The discovery that a common spider species can spin filaments of silk at the nano-scale could lead to technologies enabling commercial applications using artificially spun versions of such nano-fibers, researchers say.
Where most spiders spin silk threads that measure several micrometers thick, the "garden center spider" or "feather-legged lace weaver," a common spider in Britain, creates filaments just nanometers thick, and researchers at the University of Oxford say they're close to understanding just how the arachnids to it.
The scientists made videos of adult female Uloborus plumipes spiders as they spun their silk, then used microscopic techniques to look at their filament-spinning organs.
What they found is that the species possesses an organ not commonly found in most spiders, known as a cribellun, made up of two plates carrying silk spigots with diameters of just 50 nanometers.
Those spigots create filaments that don't rely on sticky globs of blue to capture prey -- seen in most spider webs -- but are instead dry, containing thousands of nano-scale threads believed to electrically charge to create puffed-up capture strands.
"Uloborus has unique cribellar glands, amongst the smallest silk glands of any spider, and it's these that yield the ultra-fine 'catching wool' of its prey capture thread," says Oxford zoologist Katrin Kronenberger, first author of a study on the species appearing in the journal Biology Letters.
The spiders work on the filaments as they emerge to endow them with an "sticky" charge, says co-researcher Fritz Vollrath.

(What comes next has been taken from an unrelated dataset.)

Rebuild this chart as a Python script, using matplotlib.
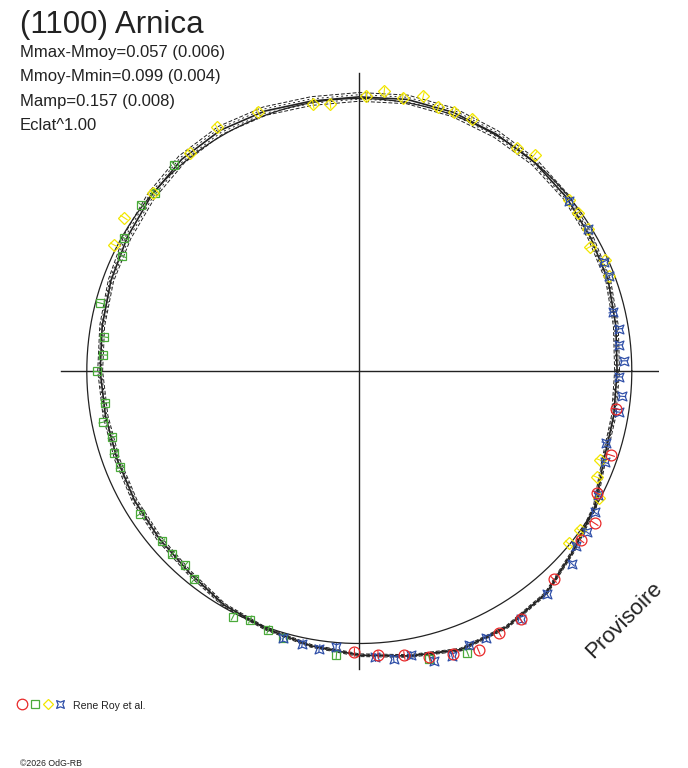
import numpy as np
import matplotlib
matplotlib.use("Agg")
import matplotlib.pyplot as plt
from matplotlib.path import Path

plt.rcParams['font.family'] = ['Liberation Sans', 'DejaVu Sans']

title = "(1100) Arnica"
info_lines = ["Mmax-Mmoy=0.057 (0.006)", "Mmoy-Mmin=0.099 (0.004)",
              "Mamp=0.157 (0.008)", "Eclat^1.00"]
source = "Rene Roy et al."
copyright_txt = "\u00a92026 OdG-RB"
stamp = "Provisoire"

# fitted lightcurve, radius = relative flux, read every 10 degrees
curve_deg = list(range(0, 360, 10))
curve_r = [0.946, 0.956, 0.972, 0.980, 0.992, 1.000, 1.004, 1.010, 1.012,
           1.006, 1.006, 1.015, 1.020, 1.014, 0.998, 0.983, 0.970, 0.958,
           0.951, 0.946, 0.946, 0.952, 0.958, 0.968, 0.992, 1.006, 1.024,
           1.043, 1.062, 1.088, 1.084, 1.066, 1.026, 0.998, 0.955, 0.948]
curve_spread = [0.009, 0.009, 0.009, 0.010, 0.012, 0.013, 0.014, 0.016, 0.016,
                0.016, 0.016, 0.016, 0.016, 0.016, 0.015, 0.014, 0.010, 0.009,
                0.009, 0.009, 0.009, 0.009, 0.009, 0.008, 0.006, 0.005, 0.005,
                0.005, 0.005, 0.005, 0.005, 0.005, 0.005, 0.006, 0.007, 0.008]

# observations (angle in degrees, relative flux)
red_deg = [351.6, 341.5, 332.8, 327.1, 322.6, 313.0, 303.0, 298.1, 293.1,
           288.3, 283.8, 279.0, 273.8, 269.0]
red_r = [0.951, 0.973, 0.980, 1.029, 1.023, 1.046, 1.087, 1.092, 1.115,
         1.092, 1.079, 1.057, 1.043, 1.033]

green_deg = [131.9, 138.9, 142.7, 150.5, 154.1, 165.3, 172.4, 176.4, 180.0,
             187.2, 191.3, 195.0, 198.5, 201.9, 213.1, 220.8, 224.4, 228.1,
             231.6, 242.8, 246.3, 250.6, 254.1, 265.4, 283.7, 291.0]
green_r = [1.018, 0.995, 1.007, 0.993, 0.968, 0.984, 0.946, 0.943, 0.963,
           0.941, 0.960, 0.940, 0.950, 0.947, 0.962, 0.957, 0.962, 0.958,
           0.976, 1.013, 0.996, 1.006, 1.017, 1.044, 1.086, 1.107]

yellow_deg = [88.5, 84.9, 96.2, 99.8, 111.3, 120.3, 127.8, 139.2, 146.9, 152.8,
              81.0, 76.9, 73.3, 69.8, 66.0, 54.6, 51.0, 39.3, 35.9, 31.9,
              28.3, 24.4, 20.9, 339.7, 335.9, 332.0, 324.1, 320.5]
yellow_r = [1.008, 1.030, 0.984, 0.993, 1.022, 1.035, 1.014, 1.001, 1.031, 1.013,
            1.016, 1.035, 1.010, 1.011, 1.014, 1.002, 1.022, 0.993, 0.990, 0.987,
            0.961, 0.989, 0.980, 0.941, 0.954, 0.995, 0.998, 0.995]

blue_deg = [39.1, 31.9, 24.1, 20.9, 13.1, 9.2, 5.7, 2.2, 358.7, 354.5, 351.0,
            343.7, 339.6, 332.5, 329.0, 324.7, 321.1, 317.8, 310.0, 303.0,
            295.3, 291.7, 288.0, 284.4, 280.4, 276.8, 273.2, 265.2, 261.8,
            258.2, 254.1]
blue_r = [0.990, 0.987, 0.982, 0.980, 0.955, 0.965, 0.957, 0.971, 0.952, 0.968,
          0.964, 0.942, 0.961, 0.987, 1.008, 1.023, 1.020, 1.052, 1.070, 1.087,
          1.085, 1.084, 1.098, 1.097, 1.061, 1.063, 1.053, 1.018, 1.029, 1.022,
          1.017]

RED = '#e82828'
GREEN = '#4aaa3a'
YELLOW = '#f2e600'
BLUE = '#2f4fa8'
INK = '#222222'

# pinched square used for the 4th data set
pinch = Path([(-1, -1), (0, -0.6), (1, -1), (0.6, 0), (1, 1), (0, 0.6),
              (-1, 1), (-0.6, 0), (-1, -1)], closed=True)


def to_xy(deg, r):
    a = np.radians(np.asarray(deg, dtype=float))
    r = np.asarray(r, dtype=float)
    return r * np.cos(a), r * np.sin(a)


def closed(values):
    return list(values) + [values[0]]


fig = plt.figure(figsize=(6.88, 7.68), dpi=100)
ax = fig.add_axes([59.55 / 688, 97.25 / 768, 599.5 / 688, 599.5 / 768])
ax.set_xlim(-1.1, 1.1)
ax.set_ylim(-1.1, 1.1)
ax.set_aspect('equal')
ax.axis('off')

# axes cross
ax.plot([-1.095, 1.095], [0, 0], color=INK, lw=1.0)
ax.plot([0, 0], [-1.092, 1.095], color=INK, lw=1.0)

# mean brightness circle
t = np.linspace(0, 2 * np.pi, 400)
ax.plot(np.cos(t), np.sin(t), color=INK, lw=0.9)

# fitted curve and its envelopes
deg_c = closed(curve_deg)
r_c = np.array(closed(curve_r))
s_c = np.array(closed(curve_spread))
cx, cy = to_xy(deg_c, r_c)
ax.plot(cx, cy, color=INK, lw=1.2)
for k, dash in [(1.0, (4, 2)), (-1.0, (4, 2)), (0.5, (2, 3)), (-0.5, (2, 3))]:
    ex, ey = to_xy(deg_c, r_c + k * s_c)
    ax.plot(ex, ey, color=INK, lw=0.7, dashes=dash)

# observations with short radial error bars
sets = [
    (green_deg, green_r, GREEN, 's', 5.8),
    (yellow_deg, yellow_r, YELLOW, 'D', 5.8),
    (blue_deg, blue_r, BLUE, pinch, 6.4),
    (red_deg, red_r, RED, 'o', 7.8),
]
for deg, r, col, mk, ms in sets:
    x, y = to_xy(deg, r)
    x0, y0 = to_xy(deg, np.asarray(r) - 0.014)
    x1, y1 = to_xy(deg, np.asarray(r) + 0.014)
    for i in range(len(x)):
        ax.plot([x0[i], x1[i]], [y0[i], y1[i]], color=col, lw=0.8)
    ax.plot(x, y, ls='none', marker=mk, ms=ms, mfc='none', mec=col, mew=0.9)

# overlay in pixel coordinates for the texts and legend
ov = fig.add_axes([0, 0, 1, 1])
ov.set_xlim(0, 688)
ov.set_ylim(768, 0)
ov.axis('off')

ov.text(20, 33, title, fontsize=22.5, color=INK, va='baseline')
for i, line in enumerate(info_lines):
    ov.text(20, 57 + i * 24.5, line, fontsize=12, color=INK, va='baseline')

leg = [(22.3, RED, 'o', 7.6), (35, GREEN, 's', 5.4), (47.7, YELLOW, 'D', 5.4),
       (60, BLUE, pinch, 5.6)]
for lx, col, mk, ms in leg:
    ov.plot([lx], [704.3], ls='none', marker=mk, ms=ms, mfc='none', mec=col, mew=0.9)
ov.text(73, 709, source, fontsize=7.6, color=INK, va='baseline')
ov.text(20, 766, copyright_txt, fontsize=6.3, color=INK, va='baseline')

ov.text(624, 620, stamp, fontsize=16, color=INK, rotation=45,
        ha='center', va='center', rotation_mode='anchor')

fig.savefig('out.png', dpi=100)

"The swath of gossamer, made of thousands of filaments, emerging from these spigots is actively combed out by the spider onto the capture thread's core fibers using specialist hairs on its hind legs," he says.
By this combing and pulling of the filaments, the spiders can impart an electrostatic charge that provides adhesion and created a form of super-sticky silk perfect for capturing prey.
Conventionally produced polymer fibers, artificial equivalents of spider silk produced by a process known as hot-melt extrusion, are difficult to make any thinner than around 10 micrometers, the researchers note.
A technology enabling the commercial production of filaments at the nano-scale by successfully mimicking the spider's ability would make it possible to manufacture stronger and longer fibers, they say.
"Studying this spider is giving us valuable insights into how it creates nano-scale filaments," Vollrath says. "If we could reproduce its neat trick of electro-spinning nano-fibers we could pave the way for a highly versatile and efficient new kind of polymer processing technology."